SUPPLIED INFORMATION ::
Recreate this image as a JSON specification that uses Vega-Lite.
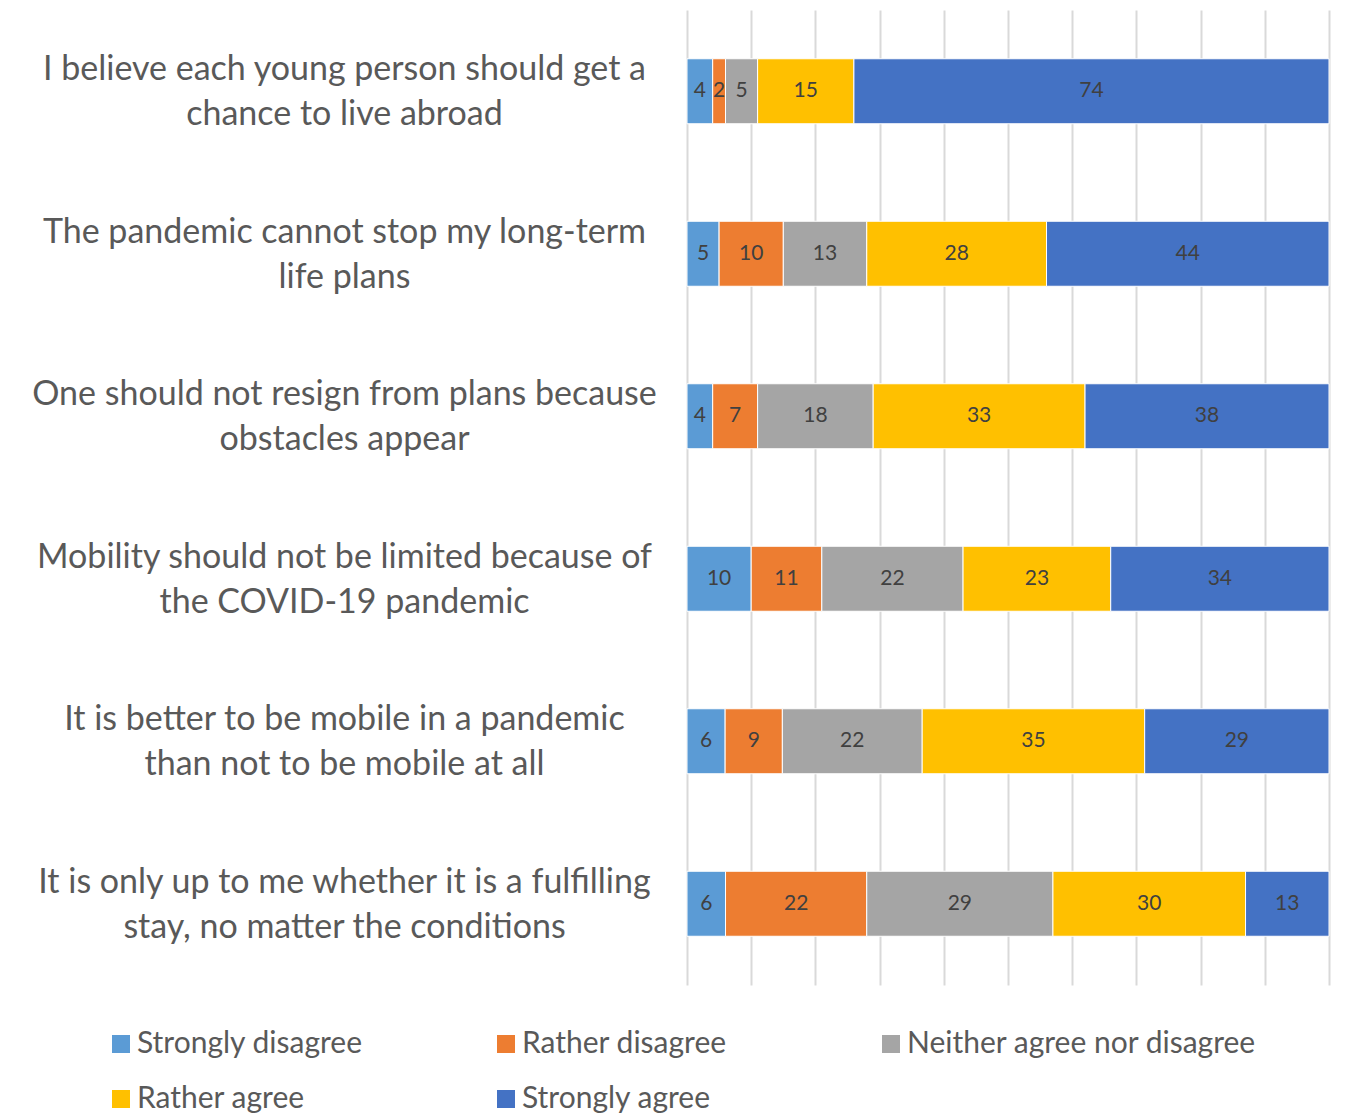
{
  "$schema": "https://vega.github.io/schema/vega-lite/v6.json",
  "autosize": {"type": "none"},
  "padding": {"left": 687, "top": 10, "right": 25, "bottom": 128},
  "width": 642,
  "height": 975,
  "config": {
    "font": "Lato",
    "view": {"stroke": null}
  },
  "data": {
    "values": [
      {"statement": "I believe each young person should get a|chance to live abroad", "response": "Strongly disagree", "rank": 1, "value": 4},
      {"statement": "I believe each young person should get a|chance to live abroad", "response": "Rather disagree", "rank": 2, "value": 2},
      {"statement": "I believe each young person should get a|chance to live abroad", "response": "Neither agree nor disagree", "rank": 3, "value": 5},
      {"statement": "I believe each young person should get a|chance to live abroad", "response": "Rather agree", "rank": 4, "value": 15},
      {"statement": "I believe each young person should get a|chance to live abroad", "response": "Strongly agree", "rank": 5, "value": 74},
      {"statement": "The pandemic cannot stop my long-term|life plans", "response": "Strongly disagree", "rank": 1, "value": 5},
      {"statement": "The pandemic cannot stop my long-term|life plans", "response": "Rather disagree", "rank": 2, "value": 10},
      {"statement": "The pandemic cannot stop my long-term|life plans", "response": "Neither agree nor disagree", "rank": 3, "value": 13},
      {"statement": "The pandemic cannot stop my long-term|life plans", "response": "Rather agree", "rank": 4, "value": 28},
      {"statement": "The pandemic cannot stop my long-term|life plans", "response": "Strongly agree", "rank": 5, "value": 44},
      {"statement": "One should not resign from plans because|obstacles appear", "response": "Strongly disagree", "rank": 1, "value": 4},
      {"statement": "One should not resign from plans because|obstacles appear", "response": "Rather disagree", "rank": 2, "value": 7},
      {"statement": "One should not resign from plans because|obstacles appear", "response": "Neither agree nor disagree", "rank": 3, "value": 18},
      {"statement": "One should not resign from plans because|obstacles appear", "response": "Rather agree", "rank": 4, "value": 33},
      {"statement": "One should not resign from plans because|obstacles appear", "response": "Strongly agree", "rank": 5, "value": 38},
      {"statement": "Mobility should not be limited because of|the COVID-19 pandemic", "response": "Strongly disagree", "rank": 1, "value": 10},
      {"statement": "Mobility should not be limited because of|the COVID-19 pandemic", "response": "Rather disagree", "rank": 2, "value": 11},
      {"statement": "Mobility should not be limited because of|the COVID-19 pandemic", "response": "Neither agree nor disagree", "rank": 3, "value": 22},
      {"statement": "Mobility should not be limited because of|the COVID-19 pandemic", "response": "Rather agree", "rank": 4, "value": 23},
      {"statement": "Mobility should not be limited because of|the COVID-19 pandemic", "response": "Strongly agree", "rank": 5, "value": 34},
      {"statement": "It is better to be mobile in a pandemic|than not to be mobile at all", "response": "Strongly disagree", "rank": 1, "value": 6},
      {"statement": "It is better to be mobile in a pandemic|than not to be mobile at all", "response": "Rather disagree", "rank": 2, "value": 9},
      {"statement": "It is better to be mobile in a pandemic|than not to be mobile at all", "response": "Neither agree nor disagree", "rank": 3, "value": 22},
      {"statement": "It is better to be mobile in a pandemic|than not to be mobile at all", "response": "Rather agree", "rank": 4, "value": 35},
      {"statement": "It is better to be mobile in a pandemic|than not to be mobile at all", "response": "Strongly agree", "rank": 5, "value": 29},
      {"statement": "It is only up to me whether it is a fulfilling|stay, no matter the conditions", "response": "Strongly disagree", "rank": 1, "value": 6},
      {"statement": "It is only up to me whether it is a fulfilling|stay, no matter the conditions", "response": "Rather disagree", "rank": 2, "value": 22},
      {"statement": "It is only up to me whether it is a fulfilling|stay, no matter the conditions", "response": "Neither agree nor disagree", "rank": 3, "value": 29},
      {"statement": "It is only up to me whether it is a fulfilling|stay, no matter the conditions", "response": "Rather agree", "rank": 4, "value": 30},
      {"statement": "It is only up to me whether it is a fulfilling|stay, no matter the conditions", "response": "Strongly agree", "rank": 5, "value": 13}
    ]
  },
  "encoding": {
    "y": {
      "field": "statement",
      "type": "nominal",
      "sort": null,
      "title": null,
      "scale": {"paddingInner": 0.6, "paddingOuter": 0.3},
      "axis": {
        "domain": false,
        "ticks": false,
        "labelExpr": "split(datum.label, '|')",
        "labelAlign": "center",
        "labelBaseline": "middle",
        "labelPadding": 343,
        "labelOffset": -21,
        "labelLimit": 0,
        "labelFontSize": 34,
        "labelLineHeight": 45,
        "labelColor": "#595959",
        "labelFont": "Lato"
      }
    },
    "x": {
      "field": "value",
      "type": "quantitative",
      "stack": "normalize",
      "title": null,
      "scale": {"domain": [0, 1], "nice": false},
      "axis": {
        "values": [0, 0.1, 0.2, 0.3, 0.4, 0.5, 0.6, 0.7, 0.8, 0.9, 1],
        "labels": false,
        "ticks": false,
        "domain": false,
        "grid": true,
        "gridColor": "#d9d9d9",
        "gridWidth": 2
      }
    },
    "order": {"field": "rank", "type": "quantitative"}
  },
  "layer": [
    {
      "mark": {"type": "bar", "stroke": "white", "strokeWidth": 1},
      "encoding": {
        "color": {
          "field": "response",
          "type": "nominal",
          "title": null,
          "scale": {
            "domain": ["Strongly disagree", "Rather disagree", "Neither agree nor disagree", "Rather agree", "Strongly agree"],
            "range": ["#5B9BD5", "#ED7D31", "#A5A5A5", "#FFC000", "#4472C4"]
          },
          "legend": {
            "orient": "none",
            "legendX": -581,
            "legendY": 1019,
            "direction": "horizontal",
            "columns": 3,
            "gridAlign": "all",
            "columnPadding": 4,
            "rowPadding": 25,
            "symbolType": "square",
            "symbolSize": 324,
            "symbolStrokeWidth": 0,
            "labelFontSize": 30,
            "labelColor": "#595959",
            "labelFont": "Lato",
            "labelOffset": 1,
            "labelLimit": 0
          }
        }
      }
    },
    {
      "mark": {"type": "text", "fontSize": 21, "color": "#404040", "font": "Lato"},
      "encoding": {
        "x": {"field": "value", "type": "quantitative", "stack": "normalize", "bandPosition": 0.5},
        "text": {"field": "value", "type": "quantitative"}
      }
    }
  ]
}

YOUR TASK :: From the data above, write out everything exactly except the pictures.

OUTPUT FOR THIS TASK ::
Recreate this image as a JSON specification that uses Vega-Lite.
{
  "$schema": "https://vega.github.io/schema/vega-lite/v6.json",
  "autosize": {"type": "none"},
  "padding": {"left": 687, "top": 10, "right": 25, "bottom": 128},
  "width": 642,
  "height": 975,
  "config": {
    "font": "Lato",
    "view": {"stroke": null}
  },
  "data": {
    "values": [
      {"statement": "I believe each young person should get a|chance to live abroad", "response": "Strongly disagree", "rank": 1, "value": 4},
      {"statement": "I believe each young person should get a|chance to live abroad", "response": "Rather disagree", "rank": 2, "value": 2},
      {"statement": "I believe each young person should get a|chance to live abroad", "response": "Neither agree nor disagree", "rank": 3, "value": 5},
      {"statement": "I believe each young person should get a|chance to live abroad", "response": "Rather agree", "rank": 4, "value": 15},
      {"statement": "I believe each young person should get a|chance to live abroad", "response": "Strongly agree", "rank": 5, "value": 74},
      {"statement": "The pandemic cannot stop my long-term|life plans", "response": "Strongly disagree", "rank": 1, "value": 5},
      {"statement": "The pandemic cannot stop my long-term|life plans", "response": "Rather disagree", "rank": 2, "value": 10},
      {"statement": "The pandemic cannot stop my long-term|life plans", "response": "Neither agree nor disagree", "rank": 3, "value": 13},
      {"statement": "The pandemic cannot stop my long-term|life plans", "response": "Rather agree", "rank": 4, "value": 28},
      {"statement": "The pandemic cannot stop my long-term|life plans", "response": "Strongly agree", "rank": 5, "value": 44},
      {"statement": "One should not resign from plans because|obstacles appear", "response": "Strongly disagree", "rank": 1, "value": 4},
      {"statement": "One should not resign from plans because|obstacles appear", "response": "Rather disagree", "rank": 2, "value": 7},
      {"statement": "One should not resign from plans because|obstacles appear", "response": "Neither agree nor disagree", "rank": 3, "value": 18},
      {"statement": "One should not resign from plans because|obstacles appear", "response": "Rather agree", "rank": 4, "value": 33},
      {"statement": "One should not resign from plans because|obstacles appear", "response": "Strongly agree", "rank": 5, "value": 38},
      {"statement": "Mobility should not be limited because of|the COVID-19 pandemic", "response": "Strongly disagree", "rank": 1, "value": 10},
      {"statement": "Mobility should not be limited because of|the COVID-19 pandemic", "response": "Rather disagree", "rank": 2, "value": 11},
      {"statement": "Mobility should not be limited because of|the COVID-19 pandemic", "response": "Neither agree nor disagree", "rank": 3, "value": 22},
      {"statement": "Mobility should not be limited because of|the COVID-19 pandemic", "response": "Rather agree", "rank": 4, "value": 23},
      {"statement": "Mobility should not be limited because of|the COVID-19 pandemic", "response": "Strongly agree", "rank": 5, "value": 34},
      {"statement": "It is better to be mobile in a pandemic|than not to be mobile at all", "response": "Strongly disagree", "rank": 1, "value": 6},
      {"statement": "It is better to be mobile in a pandemic|than not to be mobile at all", "response": "Rather disagree", "rank": 2, "value": 9},
      {"statement": "It is better to be mobile in a pandemic|than not to be mobile at all", "response": "Neither agree nor disagree", "rank": 3, "value": 22},
      {"statement": "It is better to be mobile in a pandemic|than not to be mobile at all", "response": "Rather agree", "rank": 4, "value": 35},
      {"statement": "It is better to be mobile in a pandemic|than not to be mobile at all", "response": "Strongly agree", "rank": 5, "value": 29},
      {"statement": "It is only up to me whether it is a fulfilling|stay, no matter the conditions", "response": "Strongly disagree", "rank": 1, "value": 6},
      {"statement": "It is only up to me whether it is a fulfilling|stay, no matter the conditions", "response": "Rather disagree", "rank": 2, "value": 22},
      {"statement": "It is only up to me whether it is a fulfilling|stay, no matter the conditions", "response": "Neither agree nor disagree", "rank": 3, "value": 29},
      {"statement": "It is only up to me whether it is a fulfilling|stay, no matter the conditions", "response": "Rather agree", "rank": 4, "value": 30},
      {"statement": "It is only up to me whether it is a fulfilling|stay, no matter the conditions", "response": "Strongly agree", "rank": 5, "value": 13}
    ]
  },
  "encoding": {
    "y": {
      "field": "statement",
      "type": "nominal",
      "sort": null,
      "title": null,
      "scale": {"paddingInner": 0.6, "paddingOuter": 0.3},
      "axis": {
        "domain": false,
        "ticks": false,
        "labelExpr": "split(datum.label, '|')",
        "labelAlign": "center",
        "labelBaseline": "middle",
        "labelPadding": 343,
        "labelOffset": -21,
        "labelLimit": 0,
        "labelFontSize": 34,
        "labelLineHeight": 45,
        "labelColor": "#595959",
        "labelFont": "Lato"
      }
    },
    "x": {
      "field": "value",
      "type": "quantitative",
      "stack": "normalize",
      "title": null,
      "scale": {"domain": [0, 1], "nice": false},
      "axis": {
        "values": [0, 0.1, 0.2, 0.3, 0.4, 0.5, 0.6, 0.7, 0.8, 0.9, 1],
        "labels": false,
        "ticks": false,
        "domain": false,
        "grid": true,
        "gridColor": "#d9d9d9",
        "gridWidth": 2
      }
    },
    "order": {"field": "rank", "type": "quantitative"}
  },
  "layer": [
    {
      "mark": {"type": "bar", "stroke": "white", "strokeWidth": 1},
      "encoding": {
        "color": {
          "field": "response",
          "type": "nominal",
          "title": null,
          "scale": {
            "domain": ["Strongly disagree", "Rather disagree", "Neither agree nor disagree", "Rather agree", "Strongly agree"],
            "range": ["#5B9BD5", "#ED7D31", "#A5A5A5", "#FFC000", "#4472C4"]
          },
          "legend": {
            "orient": "none",
            "legendX": -581,
            "legendY": 1019,
            "direction": "horizontal",
            "columns": 3,
            "gridAlign": "all",
            "columnPadding": 4,
            "rowPadding": 25,
            "symbolType": "square",
            "symbolSize": 324,
            "symbolStrokeWidth": 0,
            "labelFontSize": 30,
            "labelColor": "#595959",
            "labelFont": "Lato",
            "labelOffset": 1,
            "labelLimit": 0
          }
        }
      }
    },
    {
      "mark": {"type": "text", "fontSize": 21, "color": "#404040", "font": "Lato"},
      "encoding": {
        "x": {"field": "value", "type": "quantitative", "stack": "normalize", "bandPosition": 0.5},
        "text": {"field": "value", "type": "quantitative"}
      }
    }
  ]
}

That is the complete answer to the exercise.